Since it’s in Spanish, a site visitor may fill out the form with a question or request about the product. But since the address on the form is not in Mexico, the Costa Rica office will never get that information. A possible lead is forgotten or deleted by the Mexico office.
A key contributor to this cannibalization is incomplete implementations of hreflang.
HREFLangBuilder’s 2019 research found 42% of global sites only implemented hreflang on the home page and key category pages leaving product pages to the decision of Google and the potential for significant missed opportunities.
Sadly, it is a common problem that the hreflang list is not double-checked before it goes live. It happens with regular XML sitemap files, too.
I’m sure many readers have seen “submitted URLs sending 404 error” in the Google Search Console report.
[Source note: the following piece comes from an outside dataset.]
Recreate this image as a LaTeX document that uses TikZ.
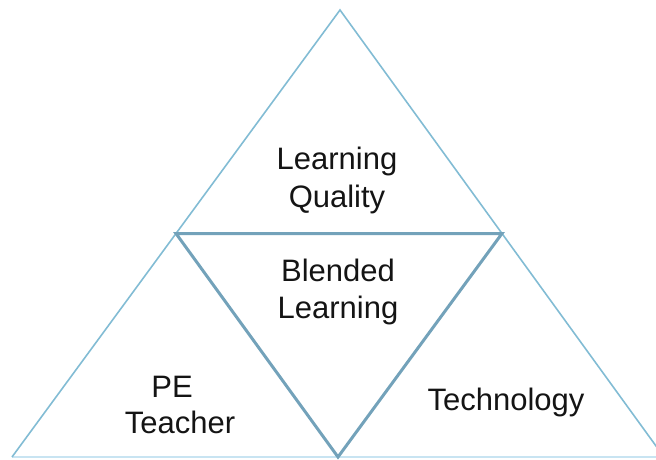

The problem doesn’t always happen from the beginning. The website grows over time adding new content.
New pages are added or removed from the site but rarely is there any automated method to update hreflang.
There may be more unique content on certain language/country websites.
If you are using the hreflang sitemap files and not updating them frequently, it is likely that many URLs are giving 3xx and 4xx.
Do not assume that everyone has the same content using the same URL structure.
Once you have that, create a list of mapped URLs, and use a crawler to make sure that all URLs on the list are live, and not redirected or have a different URL in the canonical tag. If you find any errors, update the list.
Even a small site changes frequently by adding or removing pages. Put the hreflang XML sitemap update on your review schedule to guarantee to feed up-to-date URLs to the search engines. Hopefully, these will prevent business cannibalization due to the wrong language or country pages showing up. If you are not sure if you have a cannibalization problem, you can review pages in Google Search Console to see if the majority of the impressions are from other markets. This quick and easy check can help you find new opportunities to improve local market performance.